In what most would consider a disappointing season for the Hoosiers in 2018-19, Rob Phinisee emerged as a source of optimism for this upcoming season and beyond.
The 6’1” point guard from Lafayette, Indiana came in and started the first 12 games of the season and 29 of the 32 games in which he appeared as a true freshman. He registered 19 assists and nine steals in his first six games, making a great first impression as a fearless, smart defender and a polished offensive point guard, especially for a true freshman. His assist-to-turnover ratio was 2.29 on the year, a higher mark than fellow conference guards Jordan Bohannon and Glynn Watson Jr.
As the season progressed, Phinisee’s value to Indiana became more apparent. In wins last season, he shot 45.7 percent from the field, 39 percent from three and averaged 7.7 points and 3.9 assists per game. On the other side, those numbers were down to 27 percent from the field, 24 oercent from beyond the arc, and just 5.8 points and 1.87 assists per game when Indiana lost. That’s not to say Indiana didn’t have chances outside of Phinisee to win a handful of those games, but if the Hoosiers are going to take the next step going forward, he needs to find a little more consistency as he matures and really learns the college game.
His defensive value improved greatly as the season went on, too. In his first 16 games, he averaged 0.8 steals per game. That rate improved to 1.4 per contest in his final 16 games.

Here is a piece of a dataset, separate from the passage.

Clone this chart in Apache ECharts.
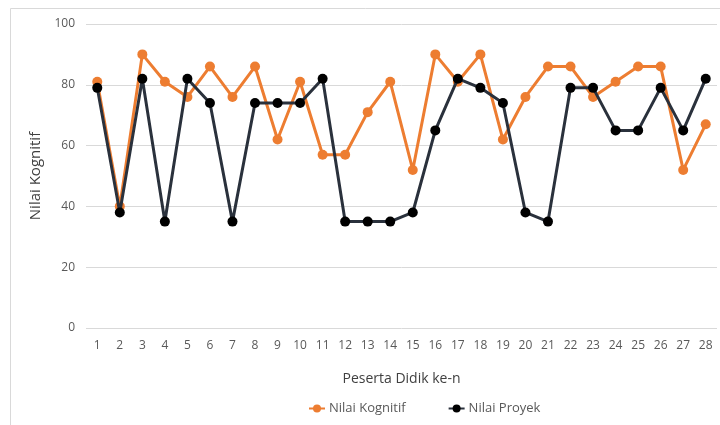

But perhaps Phinisee’s most memorable and impressive defensive moment came against Big Ten Player of the Year Cassius Winston to close out the Michigan State game in Bloomington.
He picks up Winston directly off the inbound and doesn’t lose sight of him as they pass Kenny Goins. Once the two of them are isolated at the top of the key, Phinisee gives Winston almost no space to operate and no choice but to drive with his right hand with the other eight players in the game on the left side of the court, leaving the two of them all alone. As soon as Winston starts to drive, the two are attached at the hip, Phinisee does not back down, and executes a nearly perfect close-out on the shot. In a season that was full of impressive on-ball defensive possessions, this one was especially impressive
Phinisee showed some flashes on the offensive side of the ball, too, especially in an area where Indiana needs significant improvement. He went 5/11 (45.5 percent) from three in Indiana’s first four games, made a three in six straight games from February 19 against Purdue through March 10 against Rutgers, and shot 7/13 (53.8 percent) from three in a three-game stretch of Penn State, Louisville and Butler. Of those seven made threes, none were more important than his final one against the Bulldogs.
After running the clock down to about 8 seconds, he gets the ball to Devonte Green and gets out of the way. After the double-screen to get Romeo Langford open doesn't work, Phinisee realizes Green can’t get the ball to Langford, slips by his defender—who is eyeing Langford the entire time—catches a pass and hoists the game-winner. Not exactly what Archie Miller drew up, but Phinisee showed great levels of awareness in a dire scenario. In just three seconds, he went from standing on the wing to improvising and making one of the biggest shots of Indiana's season. Pretty impressive awareness and execution for a true freshman.
His first season wasn’t perfect—his 36.1 shooting percentage from the field simply has to improve—but Phinisee showed enough to prove he could be capable of leading an Indiana team in the future. This year’s team has a lot of moving pieces and question marks, but Phinisee can cement himself as a significant piece right away.